Find a model to accurately predict a relevant XKCD given multiple words (a reddit comment). This essentially gave me a bunch of positively single-labeled data since each comment usually only had one “relevant XKCD” sub-comment attached.
Example: Searching “Python” would return XKCD comics that were related to python.
The reason I chose to use Python was due to scikit’s sklearn library and the depth of the reference material available online.
The tutorial on scikit (SKlearn’s website) was extremely helpful to get me started in writing my model. As I moved along I tried different algorthims and finally found SGDClassifer. You should probably read that tutorial, here are some comments that I had along the way.
Naive Bayes Classifier
At first when I was searching for an example application, I came upon the Naive Bayes Classifier. However, I soon realized that it’s feasibility was extremely limited due to the fact that it only could train whether a specific piece of text was “positive” or “negative.” Link I used HERE.
This trained really quickly, however it was obvious it wouldn’t fit what I had in mind due to the fact because of how the model would work. The training data that Reddit provides only gives me positively labeled data, and making the assumption that anything that wasn’t labeled positive for a particular comment was negative would’ve been really stupid.
So I settled on the
Multinomial Naive Bayes Classifier
This was my first working example. Common XKCD comics produced pretty accurate answers (“Bobby tables”, “python”), but less well known comics did really badly. I think taking the top 5 probabilities gave me ~20% accuracy with the test data.
While there did seem to be a lot of training data, I soon realized that I had a bunch of garbage in my training data. While some comments were related, some where just wildly off topic, and this messed up the naive bayes part of the algorithm. Also because of the naiveness of the classifier, the probability essentially returned the comic ids of pretty generic XKCD comics (#1053, 386, 37). These particular comic ids had the most training data as well as the longest (since they are so generic), which isn’t helpful at all.
A weird thing is that MultinomialNB on SKLearn improves its accuracy the more iterations of the SAME training data you pass through. That’s weird because the algorithm for Naive Bayes is supposed to be naive and multiple passes of the same data shouldn’t have affected anything. Also predict_proba output was confusing until I realized what they were outputting. Essentially you need to put your text classification labels (in my case comic ids) in alphabetical order so that you can relate the probability with label
#Order y_train results alphabetically
from sortedcontainers import SortedSet
y_map = SortedSet(y_train)
predicted = clf.predict_proba(X_new_tfidf)
#This returns an array since X_new_tfidf is an array
#predicted[index] is an array of probabilities for each label, sorted alphabetically
index = 0
for val in predicted:
print('%r => %s (%i%%)' % (X_new_tfidf, y_map[index],int(val*100)))
index += 1
So my accuracy was still in the 20% so I decided, why not try a neural network solution? Didn’t work. I think it’s because I didn’t have enough training data and epochs (repeats of the same training data) was too time consuming for my short attention span. Since I only had around 100,000 training examples to cover around 1,800 comics, it was only 55 per comic on average. My accuracy was <1%.

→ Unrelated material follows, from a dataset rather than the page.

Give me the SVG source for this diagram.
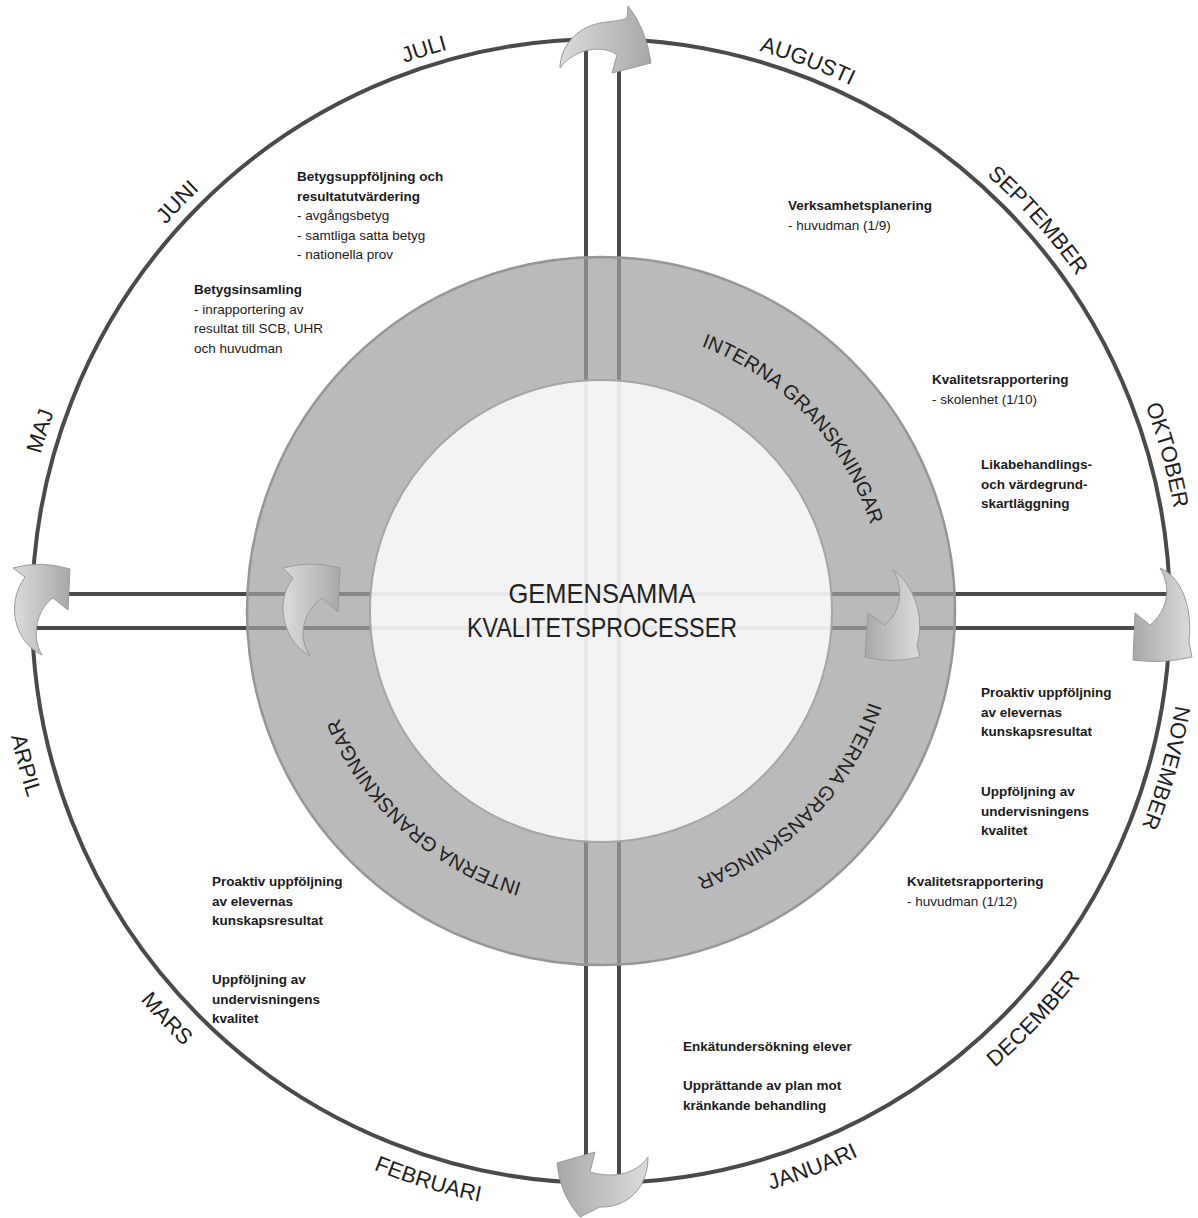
<svg xmlns="http://www.w3.org/2000/svg" width="1198" height="1218" viewBox="0 0 1198 1218">
<style>
.spoke{stroke:#4a4a48;stroke-width:4;fill:none}
.month{font-family:"Liberation Sans",Arial,sans-serif;font-size:22px;fill:#1e1e1e}
.ringtxt{font-family:"Liberation Sans",Arial,sans-serif;font-size:20px;fill:#222}
.ctr{font-family:"Liberation Sans",Arial,sans-serif;font-size:28px;fill:#222}
.b{font-family:"Liberation Sans",Arial,sans-serif;font-size:13.5px;font-weight:bold;fill:#1a1a1a}
.r{font-family:"Liberation Sans",Arial,sans-serif;font-size:13.5px;fill:#1a1a1a}
.arw{stroke:#9a9a9a;stroke-width:1}
</style>
<defs>
<linearGradient id="gA" x1="0" y1="0" x2="1" y2="0"><stop offset="0" stop-color="#dcdcdc"/><stop offset="1" stop-color="#a8a8a8"/></linearGradient>
<linearGradient id="gB" x1="0" y1="0" x2="1" y2="0"><stop offset="0" stop-color="#a8a8a8"/><stop offset="1" stop-color="#dcdcdc"/></linearGradient>
<path id="cwMonth" d="M601,1193 A582,582 0 1 1 601,29 A582,582 0 1 1 601,1193"/>
<path id="ccwMonth" d="M601,8 A603,603 0 1 0 601,1214 A603,603 0 1 0 601,8"/>
<path id="cwRing" d="M601,894 A283,283 0 1 1 601,328 A283,283 0 1 1 601,894"/>
</defs>

<g id="connectors">
<line class="spoke" x1="586" y1="39" x2="586" y2="1183"/>
<line class="spoke" x1="619" y1="39" x2="619" y2="1183"/>
<line class="spoke" x1="32" y1="594" x2="1170" y2="594"/>
<line class="spoke" x1="32" y1="628" x2="1170" y2="628"/>
</g>

<g id="outer-circle">
<ellipse cx="601" cy="611" rx="569" ry="572" fill="none" stroke="#4a4a48" stroke-width="4"/>
</g>

<g id="ring">
<path d="M601,257 A354,354 0 1 1 601,965 A354,354 0 1 1 601,257 Z M601,380 A231,231 0 1 0 601,842 A231,231 0 1 0 601,380 Z" fill="#a0a0a0" fill-opacity="0.72" fill-rule="evenodd"/>
<circle cx="601" cy="611" r="354" fill="none" stroke="#969696" stroke-width="2.5"/>
</g>

<g id="center">
<circle cx="601" cy="611" r="231" fill="#f2f2f2" fill-opacity="0.94" stroke="#a5a5a5" stroke-width="2"/>
<text class="ctr" x="602" y="603" text-anchor="middle" textLength="187" lengthAdjust="spacingAndGlyphs">GEMENSAMMA</text>
<text class="ctr" x="602" y="637" text-anchor="middle" textLength="270" lengthAdjust="spacingAndGlyphs">KVALITETSPROCESSER</text>
</g>

<g id="ring-labels">
<text class="ringtxt" text-anchor="middle"><textPath href="#cwRing" startOffset="62.92%">INTERNA GRANSKNINGAR</textPath></text>
<text class="ringtxt" text-anchor="middle"><textPath href="#cwRing" startOffset="87.36%">INTERNA GRANSKNINGAR</textPath></text>
<text class="ringtxt" text-anchor="middle"><textPath href="#cwRing" startOffset="11.67%">INTERNA GRANSKNINGAR</textPath></text>
</g>

<g id="months">
<text class="month" text-anchor="middle"><textPath href="#cwMonth" startOffset="29.94%">MAJ</textPath></text>
<text class="month" text-anchor="middle"><textPath href="#cwMonth" startOffset="37.22%">JUNI</textPath></text>
<text class="month" text-anchor="middle"><textPath href="#cwMonth" startOffset="45.14%">JULI</textPath></text>
<text class="month" text-anchor="middle"><textPath href="#cwMonth" startOffset="55.72%">AUGUSTI</textPath></text>
<text class="month" text-anchor="middle"><textPath href="#cwMonth" startOffset="63.39%">SEPTEMBER</textPath></text>
<text class="month" text-anchor="middle"><textPath href="#cwMonth" startOffset="70.72%">OKTOBER</textPath></text>
<text class="month" text-anchor="middle"><textPath href="#cwMonth" startOffset="79.31%">NOVEMBER</textPath></text>
<text class="month" text-anchor="middle"><textPath href="#ccwMonth" startOffset="62.97%">DECEMBER</textPath></text>
<text class="month" text-anchor="middle"><textPath href="#ccwMonth" startOffset="55.78%">JANUARI</textPath></text>
<text class="month" text-anchor="middle"><textPath href="#ccwMonth" startOffset="45.31%">FEBRUARI</textPath></text>
<text class="month" text-anchor="middle"><textPath href="#ccwMonth" startOffset="37.0%">MARS</textPath></text>
<text class="month" text-anchor="middle"><textPath href="#ccwMonth" startOffset="29.17%">ARPIL</textPath></text>
</g>

<g id="betygsuppfoljning">
<text class="b" x="297" y="181">Betygsuppföljning och</text>
<text class="b" x="297" y="200.5">resultatutvärdering</text>
<text class="r" x="297" y="220">- avgångsbetyg</text>
<text class="r" x="297" y="239.5">- samtliga satta betyg</text>
<text class="r" x="297" y="259">- nationella prov</text>
</g>
<g id="betygsinsamling">
<text class="b" x="194" y="294">Betygsinsamling</text>
<text class="r" x="194" y="313.5">- inrapportering av</text>
<text class="r" x="194" y="333">resultat till SCB, UHR</text>
<text class="r" x="194" y="352.5">och huvudman</text>
</g>
<g id="verksamhetsplanering">
<text class="b" x="788" y="210">Verksamhetsplanering</text>
<text class="r" x="788" y="229.5">- huvudman (1/9)</text>
</g>
<g id="kvalitet-skolenhet">
<text class="b" x="932" y="384">Kvalitetsrapportering</text>
<text class="r" x="932" y="403.5">- skolenhet (1/10)</text>
</g>
<g id="likabehandling">
<text class="b" x="981" y="469">Likabehandlings-</text>
<text class="b" x="981" y="488.5">och värdegrund-</text>
<text class="b" x="981" y="508">skartläggning</text>
</g>
<g id="proaktiv-host">
<text class="b" x="981" y="697">Proaktiv uppföljning</text>
<text class="b" x="981" y="716.5">av elevernas</text>
<text class="b" x="981" y="736">kunskapsresultat</text>
</g>
<g id="undervisning-host">
<text class="b" x="981" y="796">Uppföljning av</text>
<text class="b" x="981" y="815.5">undervisningens</text>
<text class="b" x="981" y="835">kvalitet</text>
</g>
<g id="kvalitet-huvudman">
<text class="b" x="907" y="886">Kvalitetsrapportering</text>
<text class="r" x="907" y="905.5">- huvudman (1/12)</text>
</g>
<g id="proaktiv-var">
<text class="b" x="212" y="886">Proaktiv uppföljning</text>
<text class="b" x="212" y="905.5">av elevernas</text>
<text class="b" x="212" y="925">kunskapsresultat</text>
</g>
<g id="undervisning-var">
<text class="b" x="212" y="984">Uppföljning av</text>
<text class="b" x="212" y="1003.5">undervisningens</text>
<text class="b" x="212" y="1023">kvalitet</text>
</g>
<g id="enkat">
<text class="b" x="683" y="1051">Enkätundersökning elever</text>
<text class="b" x="683" y="1090">Upprättande av plan mot</text>
<text class="b" x="683" y="1109.5">kränkande behandling</text>
</g>

<g id="arrows">
<path id="arrow-top" class="arw" fill="url(#gA)" d="M560,68 C560,48 575,28 600,23 C612,21 620,21 627,18 L628,6 Q646,28 651,63 L612,73 L617,55 C605,45 575,47 560,68 Z"/>
<path id="arrow-right" class="arw" fill="url(#gB)" d="M1160,568 C1180,576 1193,605 1189,642 L1192,657 Q1162,664 1133,660 L1135,613 L1150,625 C1166,612 1173,590 1160,568 Z"/>
<path id="arrow-bottom" class="arw" fill="url(#gB)" d="M648,1157 C648,1190 625,1208 600,1207 L580,1217 Q560,1195 557,1163 L595,1152 L590,1172 C610,1178 635,1176 648,1157 Z"/>
<path id="arrow-left" class="arw" fill="url(#gA)" d="M42,655 C15,642 5,605 25,577 L13,568 Q40,560 70,569 L68,610 L53,598 C38,608 30,635 42,655 Z"/>
<path id="arrow-inner-left" class="arw" fill="url(#gA)" d="M310,656 C287,645 272,605 293,578 L283,568 Q312,560 340,568 L338,612 L322,598 C305,610 296,635 310,656 Z"/>
<path id="arrow-inner-right" class="arw" fill="url(#gB)" d="M893,570 C915,585 925,620 917,645 L920,657 Q892,664 865,657 L868,613 L885,625 C900,612 905,590 893,570 Z"/>
</g>
</svg>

SGDClassifier (Stochastic Gradient Descent)
I was dumb not the read the entire tutorial page and didn’t realize that there was this classifier. This is way better for learning that MultinomialNB, but the consequence is the time required as well as the memory required to keep this model in RAM (and storage for that matter).
This classifier performed the best once I got this thing to work, and near the end I got over 50% (if you count the top 5 results) in classifying my testing data!
clf = SGDClassifier(loss='modified_huber', penalty='l2',
alpha=6e-4, n_iter=10,n_jobs=6, random_state=42).fit(X_train_tfidf, y_train)
Modified huber allowed me to use the predict_proba function. I didn’t have the patience to play around with alpha or n_inter simply because it took way too train a single model (event with n_jobs — processors — = 6, which is 75% of my CPU’s resources!)
So yay! It worked! Now I needed to test it with my own data — not just the testing data I compiled from Reddit :P.